UK call centers are experiencing an increase in job applications and interest from graduates in 2010, reveals new research by the recruiting expert Hays Contact Centres, in conjunction with the Top 50 Call Centres for Customer Service. The survey reveals that 55% of call centre managers received more speculative job applications in 2010 compared to 2009, and 72% have seen an increase in applications for advertised jobs.
The study, which questioned 286 call centre managers and agents, reveals an increasing interest from graduates. As many as 43% of call centre managers say they have seen more applications from graduates, adding to an already qualified workforce, where over a third (35%) are educated to degree level.
“Call centres are becoming more demanding of their staff so it isn’t surprising that the profession is attracting more people with degrees, particularly when we are still faced with a challenging economy and high unemployment levels,” commented Geoff Sims, Managing Director of Hays Contact Centers. “A clear career path is always a strong draw for graduates and it is increasingly being recognised that call centers offer excellent opportunities for progression,” he continued.

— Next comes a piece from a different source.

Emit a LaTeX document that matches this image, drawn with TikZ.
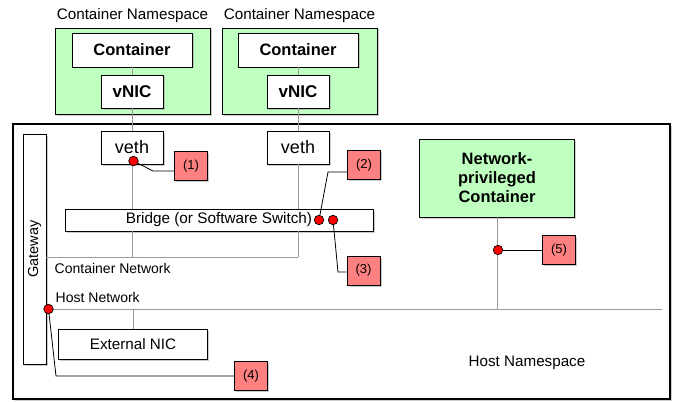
\documentclass[tikz,border=0pt]{standalone}
\usepackage{fontspec}
\setmainfont{Liberation Sans}
\usetikzlibrary{positioning,shadows}

\begin{document}
\begin{tikzpicture}[x=1pt,y=-1pt,thick,
        shade/.style={drop shadow={shadow xshift=1.5pt,shadow yshift=-1.5pt,fill=black!40}},
        nsbox/.style={draw,line width=0.8pt,fill=green!25!white,shade,minimum width=155pt,minimum height=86pt},
        wbox/.style={draw,line width=0.8pt,fill=white,shade,inner sep=0pt},
        tag/.style={draw,line width=0.8pt,fill=red!50!white,shade,minimum width=33pt,minimum height=29pt,font=\fontsize{13}{15}\selectfont},
        dot/.style={circle,draw,line width=0.7pt,fill=red,inner sep=0pt,minimum size=9.5pt},
        wire/.style={draw=black!40,line width=0.9pt},
        lead/.style={draw,line width=0.8pt},
        txt/.style={font=\fontsize{14}{16}\selectfont}]
        \useasboundingbox (0,0) rectangle (676,401);

        % host namespace
        \draw[line width=1.1pt,shade,fill=white] (13,124) rectangle (670,399);
        \node[txt,font=\fontsize{15.2}{18}\selectfont] (hostns) at (527,363) {Host Namespace};

        % container namespaces
        \node[nsbox] (ns1) at (132.5,71) {};
        \node[nsbox] (ns2) at (299.5,71) {};
        \node[txt,font=\fontsize{15.2}{18}\selectfont,above=1pt of ns1] (ns1label) {Container Namespace};
        \node[txt,font=\fontsize{15.2}{18}\selectfont,above=1pt of ns2] (ns2label) {Container Namespace};

        \node[wbox,minimum width=120pt,minimum height=34pt,font=\bfseries\fontsize{16.5}{18}\selectfont] (cont1) at (132,50) {Container};
        \node[wbox,minimum width=62pt,minimum height=33pt,font=\bfseries\fontsize{17}{18}\selectfont] (vnic1) at (132,91.5) {vNIC};
        \node[wbox,minimum width=120pt,minimum height=34pt,font=\bfseries\fontsize{16.5}{18}\selectfont] (cont2) at (298,50) {Container};
        \node[wbox,minimum width=62pt,minimum height=33pt,font=\bfseries\fontsize{17}{18}\selectfont] (vnic2) at (298,91.5) {vNIC};

        % veth pairs and bridge
        \node[wbox,minimum width=62pt,minimum height=33pt,font=\fontsize{18}{20}\selectfont] (veth1) at (132,147.5) {veth};
        \node[wbox,minimum width=62pt,minimum height=33pt,font=\fontsize{18}{20}\selectfont] (veth2) at (298,147.5) {veth};
        \node[wbox,minimum width=308pt,minimum height=22pt,font=\fontsize{15.3}{18}\selectfont] (bridge) at (219,220) {Bridge (or Software Switch)};

        \node[wbox,minimum width=23pt,minimum height=230pt] (gw) at (34.5,249) {};
        \node[rotate=90,font=\fontsize{14.5}{16}\selectfont] (gwlabel) at (gw) {Gateway};

        \node[wbox,minimum width=149pt,minimum height=30pt,font=\fontsize{15.2}{18}\selectfont] (extnic) at (133,344) {External NIC};

        \node[nsbox,minimum height=78pt,align=center,font=\bfseries\fontsize{16.5}{19}\selectfont] (priv) at (497,178) {Network-\\privileged\\Container};

        % networks
        \coordinate (cnet) at (298,257);
        \coordinate (hnet) at (662,309);
        \draw[wire] (gw.east |- cnet) -- (cnet);
        \draw[wire] (gw.east |- hnet) -- (hnet);
        \node[txt,anchor=west] (cnetlabel) at (51,268) {Container Network};
        \node[txt,anchor=west] (hnetlabel) at (52,297) {Host Network};

        \draw[wire] (cont1) -- (vnic1);
        \draw[wire] (vnic1) -- (veth1);
        \draw[wire] (veth1) -- (veth1 |- bridge.north);
        \draw[wire] (veth1 |- bridge.south) -- (veth1 |- cnet);
        \draw[wire] (cont2) -- (vnic2);
        \draw[wire] (vnic2) -- (veth2);
        \draw[wire] (veth2) -- (veth2 |- bridge.north);
        \draw[wire] (veth2 |- bridge.south) -- (cnet);
        \draw[wire] (extnic) -- (extnic |- hnet);
        \draw[wire] (priv) -- (priv |- hnet);

        % numbered points
        \node[dot] (d1) at (133.5,161) {};
        \node[dot] (d2) at (319,220) {};
        \node[dot] (d3) at (333,220) {};
        \node[dot] (d4) at (48.5,309) {};
        \node[dot] (d5) at (498,250) {};

        \node[tag] (t1) at (191,166) {(1)};
        \node[tag] (t2) at (364,165) {(2)};
        \node[tag] (t3) at (363.5,270.5) {(3)};
        \node[tag] (t4) at (251,376) {(4)};
        \node[tag] (t5) at (559,250) {(5)};

        \draw[lead] (d1) -- (153,171) -- (t1.west |- 0,171);
        \draw[lead] (d2) -- (328,172) -- (t2.west |- 0,172);
        \draw[lead] (d3) -- (338,272) -- (t3.west |- 0,272);
        \draw[lead] (d4) -- (56,376) -- (t4.west);
        \draw[lead] (d5) -- (t5);
    \end{tikzpicture}
\end{document}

The survey suggests call centre staff have a positive attitude towards building a career in the industry. Over half (54%) of agents agreed that call centers offer a clear opportunity to progress, compared to just 40% in 2009, and 58% stated they would like to develop a long-term career in the call centre industry.
However, call centre managers highlighted concerns around keeping talented employees, with 67% saying they believe it will be more difficult to retain their best staff as the economy improves. When asked about the factors that could improve staff retention, offering career progression opportunities topped the list, followed by providing better training and flexible working. Encouragingly, 41% of call centre managers say they are already focusing on staff retention measures, such as flexible working.

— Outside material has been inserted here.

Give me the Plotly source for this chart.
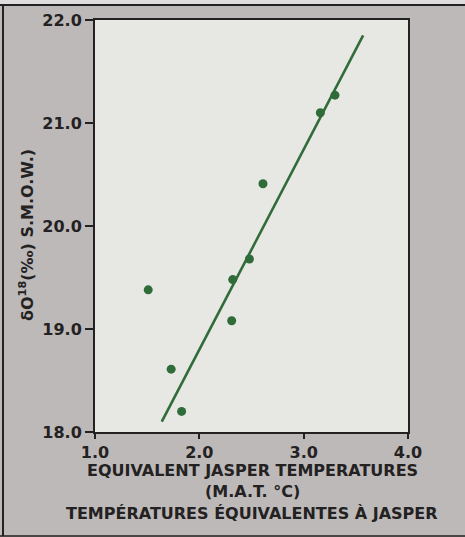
import plotly.graph_objects as go

# Data
x_temp = [1.51, 1.73, 1.83, 2.31, 2.32, 2.48, 2.61, 3.16, 3.30]
y_delta = [19.38, 18.61, 18.20, 19.08, 19.48, 19.68, 20.41, 21.10, 21.27]
fit_x = [1.64, 3.57]
fit_y = [18.10, 21.85]
x_ticks = [1.0, 2.0, 3.0, 4.0]
y_ticks = [18.0, 19.0, 20.0, 21.0, 22.0]
x_title_lines = ["EQUIVALENT JASPER TEMPERATURES", "(M.A.T. °C)",
                 "TEMPÉRATURES ÉQUIVALENTES À JASPER"]
y_title = "δO<sup>18</sup>(‰) S.M.O.W.)"

W, H = 465, 537
L, R, T, B = 95, 57, 20, 105
PW, PH = W - L - R, H - T - B

def px(x):
    return (x - L) / PW

def py(y):
    return (H - B - y) / PH

GREEN = "rgb(48,108,58)"
INK = "rgb(35,33,33)"
GRAY = "rgb(189,185,184)"
PLOTBG = "rgb(231,231,227)"
FONT = "DejaVu Sans"

fig = go.Figure()
fig.add_trace(go.Scatter(x=fit_x, y=fit_y, mode="lines",
                         line=dict(color=GREEN, width=2.6), hoverinfo="skip"))
fig.add_trace(go.Scatter(x=x_temp, y=y_delta, mode="markers",
                         marker=dict(color=GREEN, size=9)))

axis_common = dict(showline=True, linecolor=INK, linewidth=2, mirror=True,
                   ticks="outside", tickcolor=INK, tickwidth=1.5,
                   showgrid=False, zeroline=False,
                   tickfont=dict(family=FONT, size=16, color=INK, weight="bold"))

fig.update_xaxes(range=[1.0, 4.0], tickvals=x_ticks,
                 ticktext=[f"{v:.1f}" for v in x_ticks], ticklen=5, **axis_common)
fig.update_yaxes(range=[18.0, 22.0], tickvals=y_ticks,
                 ticktext=[f"{v:.1f}" for v in y_ticks], ticklen=8, **axis_common)

annotations = []
line_y = [470, 491, 513]
for txt, yy in zip(x_title_lines, line_y):
    annotations.append(dict(text=txt, xref="paper", yref="paper",
                            x=px(252), y=py(yy), xanchor="center", yanchor="middle",
                            showarrow=False,
                            font=dict(family=FONT, size=16, color=INK, weight="bold")))
annotations.append(dict(text=y_title, xref="paper", yref="paper",
                        x=px(26), y=py(235), xanchor="center", yanchor="middle",
                        textangle=-90, showarrow=False,
                        font=dict(family=FONT, size=16, color=INK, weight="bold")))

shapes = [
    # light strip above the frame
    dict(type="rect", xref="paper", yref="paper", x0=px(0), x1=px(W), y0=py(5), y1=py(0),
         fillcolor="rgb(222,220,220)", line=dict(width=0), layer="below"),
    # outer frame lines
    dict(type="line", xref="paper", yref="paper", x0=px(0), x1=px(W), y0=py(5), y1=py(5),
         line=dict(color=INK, width=2)),
    dict(type="line", xref="paper", yref="paper", x0=px(3), x1=px(3), y0=py(5), y1=py(536),
         line=dict(color=INK, width=2)),
    dict(type="line", xref="paper", yref="paper", x0=px(0), x1=px(W), y0=py(536), y1=py(536),
         line=dict(color=INK, width=1.5)),
]

fig.update_layout(width=W, height=H, margin=dict(l=L, r=R, t=T, b=B),
                  paper_bgcolor=GRAY, plot_bgcolor=PLOTBG, showlegend=False,
                  annotations=annotations, shapes=shapes)

fig.write_html("out.html")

Simon Thorpe, Programme Director at Top 50 Call Centers for Customer Service commented, “Through our work with call centers across the UK, we know many are working to improve their performance and ensure best practice in both customer service and employee engagement. While it is encouraging to see that the industry is attracting an increasing number of job seekers, the clear focus needs to be on retaining the best talent to ensure high standards across the industry are maintained.”
The research was carried out by Hays Contact Centres, in conjunction with the Top 50 Call Centers for Customer Service, a benchmarking initiative created to improve the performance of call centers and instill best practice across the industry.
And this report:
Sodexo Motivation Solutions, one of the world’s largest motivation solutions providers, today releases the results of its new survey highlighting Generation Y’s (employees aged 16 to 28) perceptions of working. The survey finds that more than half of Generation Y employees are looking to leave their jobs within a year.
The survey represents the views of Generation Y on a range of work-related topics and uses a sample group of 401 respondents drawn at random from an online panel of individuals.
The findings identify a negative perception of call centers in particular with only 5% of this generation regarding working for a call centre as exciting, whilst 55% consider it in a negative light. Moreover, 1 in 3 of those surveyed who are currently seeking work would rather claim unemployment benefits than work in a call centre.
In more positive news, of those polled, 25% identified flexible benefits as a key reason for considering a career in call centers with 43% naming flexible working as the single most attractive benefit. However, over 46% of the respondents identified the fact that they were not offered any benefits aside from their salary by their current employer.
Iain McMath, managing director of Sodexo Motivation Solutions said:
“Clearly many employees view flexible benefits as central to the attractiveness of their jobs and it is a shame that a larger percentage of employers don’t offer these. Flexible benefits, be it childcare or retail vouchers, gym memberships and cycling to work schemes are both tax-efficient and provide a very personal style of reward. Strategies are easy to implement and should notably decrease the turnover rates in call centers. What this survey shows is that much more needs to be done to engage these Generation Y employees.”
“Although Generation Y presents its own set of challenges and has different priorities in the workplace than older generations, it is undeniable that these employees are vital to the call centre industry. They are quick to adapt, hard working, creative and not afraid of a challenge. They will require careful management and motivation in order to get the best out of them and retain them for any length of time. Managers therefore need to make it clear that the call centre industry can offer a career path in which additional responsibilities can be earned, and where hard work is both acknowledged and rewarded in a way that meets the specific needs of Generation Y.”